Omit all images. Transcribe the rest of the material below exactly.

DATA SEGMENT:
● ● ● ● ●
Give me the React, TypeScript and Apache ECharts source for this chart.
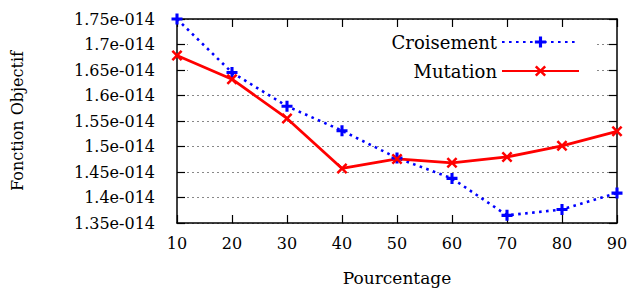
import React, { useEffect, useRef } from "react";
import * as echarts from "echarts";

const percentages = [10, 20, 30, 40, 50, 60, 70, 80, 90];
const croisement = [1.75e-14, 1.645e-14, 1.579e-14, 1.531e-14, 1.4775e-14, 1.4375e-14, 1.365e-14, 1.3765e-14, 1.4086e-14];
const mutation = [1.6785e-14, 1.632e-14, 1.555e-14, 1.457e-14, 1.4756e-14, 1.468e-14, 1.4795e-14, 1.5013e-14, 1.5297e-14];
const yMin = 1.35e-14;
const yMax = 1.75e-14;
const yStep = 0.05e-14;
const xMin = 10;
const xMax = 90;
const xStep = 10;

const FONT = "DejaVu Serif";
const PLUS = "path://M3.6,0H6.4V3.6H10V6.4H6.4V10H3.6V6.4H0V3.6H3.6Z";
const CROSS = "path://M0,1.6L1.6,0L5,3.4L8.4,0L10,1.6L6.6,5L10,8.4L8.4,10L5,6.6L1.6,10L0,8.4L3.4,5Z";

const fmtY = (v: number) => {
  const m = parseFloat((v * 1e14).toFixed(2));
  return `${m}e-014`;
};

export default function App() {
  const ref = useRef<HTMLDivElement>(null);
  useEffect(() => {
    if (!ref.current) return;
    const chart = echarts.init(ref.current, undefined, { renderer: "svg" });
    const axisLine = { show: true, lineStyle: { color: "#000", width: 1.5 } };
    const ticks = { show: true, inside: true, length: 8, lineStyle: { color: "#000", width: 1.2 } };
    chart.setOption({
      animation: false,
      backgroundColor: "#fff",
      textStyle: { fontFamily: FONT },
      grid: { left: 177, right: 17, top: 19, bottom: 65, containLabel: false },
      legend: {
        orient: "vertical",
        right: 49,
        top: 28,
        align: "right",
        itemWidth: 77,
        itemHeight: 14,
        itemGap: 11,
        textStyle: { fontFamily: FONT, fontSize: 18, color: "#000" },
        data: ["Croisement", "Mutation"],
      },
      xAxis: [
        {
          type: "value",
          min: xMin,
          max: xMax,
          interval: xStep,
          name: "Pourcentage",
          nameLocation: "middle",
          nameGap: 46,
          nameTextStyle: { fontFamily: FONT, fontSize: 17, color: "#000" },
          axisLine,
          axisTick: ticks,
          axisLabel: { fontFamily: FONT, fontSize: 16, color: "#000", margin: 12 },
          splitLine: { show: false },
        },
        {
          type: "value",
          position: "top",
          min: xMin,
          max: xMax,
          interval: xStep,
          axisLine,
          axisTick: ticks,
          axisLabel: { show: false },
          splitLine: { show: false },
        },
      ],
      yAxis: [
        {
          type: "value",
          min: yMin,
          max: yMax,
          interval: yStep,
          name: "Fonction Objectif",
          nameLocation: "middle",
          nameGap: 152,
          nameTextStyle: { fontFamily: FONT, fontSize: 16, color: "#000" },
          axisLine,
          axisTick: ticks,
          axisLabel: { fontFamily: FONT, fontSize: 16, color: "#000", margin: 22, formatter: fmtY },
          splitLine: { show: true, lineStyle: { color: "#888", width: 1, type: [2, 3] } },
        },
        {
          type: "value",
          position: "right",
          min: yMin,
          max: yMax,
          interval: yStep,
          axisLine,
          axisTick: ticks,
          axisLabel: { show: false },
          splitLine: { show: false },
        },
      ],
      graphic: [
        {
          type: "rect",
          z: 1,
          shape: { x: 188, y: 32, width: 409, height: 50 },
          style: { fill: "#fff" },
          silent: true,
        },
      ],
      series: [
        {
          name: "Croisement",
          type: "line",
          data: percentages.map((p, i) => [p, croisement[i]]),
          symbol: PLUS,
          symbolSize: 11,
          showAllSymbol: true,
          itemStyle: { color: "#0000ff" },
          lineStyle: { color: "#0000ff", width: 2.6, type: [2.6, 4.4] },
          clip: false,
          z: 3,
        },
        {
          name: "Mutation",
          type: "line",
          data: percentages.map((p, i) => [p, mutation[i]]),
          symbol: CROSS,
          symbolSize: 11,
          showAllSymbol: true,
          itemStyle: { color: "#ff0000" },
          lineStyle: { color: "#ff0000", width: 2.8 },
          clip: false,
          z: 3,
        },
      ],
    });
    return () => chart.dispose();
  }, []);
  return <div ref={ref} style={{ width: 634, height: 291, position: "fixed", left: 0, top: 0 }} />;
}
● ● ● ● ●
SOLUTION TO THIS TASK:
Give me the React, TypeScript and Apache ECharts source for this chart.
import React, { useEffect, useRef } from "react";
import * as echarts from "echarts";

const percentages = [10, 20, 30, 40, 50, 60, 70, 80, 90];
const croisement = [1.75e-14, 1.645e-14, 1.579e-14, 1.531e-14, 1.4775e-14, 1.4375e-14, 1.365e-14, 1.3765e-14, 1.4086e-14];
const mutation = [1.6785e-14, 1.632e-14, 1.555e-14, 1.457e-14, 1.4756e-14, 1.468e-14, 1.4795e-14, 1.5013e-14, 1.5297e-14];
const yMin = 1.35e-14;
const yMax = 1.75e-14;
const yStep = 0.05e-14;
const xMin = 10;
const xMax = 90;
const xStep = 10;

const FONT = "DejaVu Serif";
const PLUS = "path://M3.6,0H6.4V3.6H10V6.4H6.4V10H3.6V6.4H0V3.6H3.6Z";
const CROSS = "path://M0,1.6L1.6,0L5,3.4L8.4,0L10,1.6L6.6,5L10,8.4L8.4,10L5,6.6L1.6,10L0,8.4L3.4,5Z";

const fmtY = (v: number) => {
  const m = parseFloat((v * 1e14).toFixed(2));
  return `${m}e-014`;
};

export default function App() {
  const ref = useRef<HTMLDivElement>(null);
  useEffect(() => {
    if (!ref.current) return;
    const chart = echarts.init(ref.current, undefined, { renderer: "svg" });
    const axisLine = { show: true, lineStyle: { color: "#000", width: 1.5 } };
    const ticks = { show: true, inside: true, length: 8, lineStyle: { color: "#000", width: 1.2 } };
    chart.setOption({
      animation: false,
      backgroundColor: "#fff",
      textStyle: { fontFamily: FONT },
      grid: { left: 177, right: 17, top: 19, bottom: 65, containLabel: false },
      legend: {
        orient: "vertical",
        right: 49,
        top: 28,
        align: "right",
        itemWidth: 77,
        itemHeight: 14,
        itemGap: 11,
        textStyle: { fontFamily: FONT, fontSize: 18, color: "#000" },
        data: ["Croisement", "Mutation"],
      },
      xAxis: [
        {
          type: "value",
          min: xMin,
          max: xMax,
          interval: xStep,
          name: "Pourcentage",
          nameLocation: "middle",
          nameGap: 46,
          nameTextStyle: { fontFamily: FONT, fontSize: 17, color: "#000" },
          axisLine,
          axisTick: ticks,
          axisLabel: { fontFamily: FONT, fontSize: 16, color: "#000", margin: 12 },
          splitLine: { show: false },
        },
        {
          type: "value",
          position: "top",
          min: xMin,
          max: xMax,
          interval: xStep,
          axisLine,
          axisTick: ticks,
          axisLabel: { show: false },
          splitLine: { show: false },
        },
      ],
      yAxis: [
        {
          type: "value",
          min: yMin,
          max: yMax,
          interval: yStep,
          name: "Fonction Objectif",
          nameLocation: "middle",
          nameGap: 152,
          nameTextStyle: { fontFamily: FONT, fontSize: 16, color: "#000" },
          axisLine,
          axisTick: ticks,
          axisLabel: { fontFamily: FONT, fontSize: 16, color: "#000", margin: 22, formatter: fmtY },
          splitLine: { show: true, lineStyle: { color: "#888", width: 1, type: [2, 3] } },
        },
        {
          type: "value",
          position: "right",
          min: yMin,
          max: yMax,
          interval: yStep,
          axisLine,
          axisTick: ticks,
          axisLabel: { show: false },
          splitLine: { show: false },
        },
      ],
      graphic: [
        {
          type: "rect",
          z: 1,
          shape: { x: 188, y: 32, width: 409, height: 50 },
          style: { fill: "#fff" },
          silent: true,
        },
      ],
      series: [
        {
          name: "Croisement",
          type: "line",
          data: percentages.map((p, i) => [p, croisement[i]]),
          symbol: PLUS,
          symbolSize: 11,
          showAllSymbol: true,
          itemStyle: { color: "#0000ff" },
          lineStyle: { color: "#0000ff", width: 2.6, type: [2.6, 4.4] },
          clip: false,
          z: 3,
        },
        {
          name: "Mutation",
          type: "line",
          data: percentages.map((p, i) => [p, mutation[i]]),
          symbol: CROSS,
          symbolSize: 11,
          showAllSymbol: true,
          itemStyle: { color: "#ff0000" },
          lineStyle: { color: "#ff0000", width: 2.8 },
          clip: false,
          z: 3,
        },
      ],
    });
    return () => chart.dispose();
  }, []);
  return <div ref={ref} style={{ width: 634, height: 291, position: "fixed", left: 0, top: 0 }} />;
}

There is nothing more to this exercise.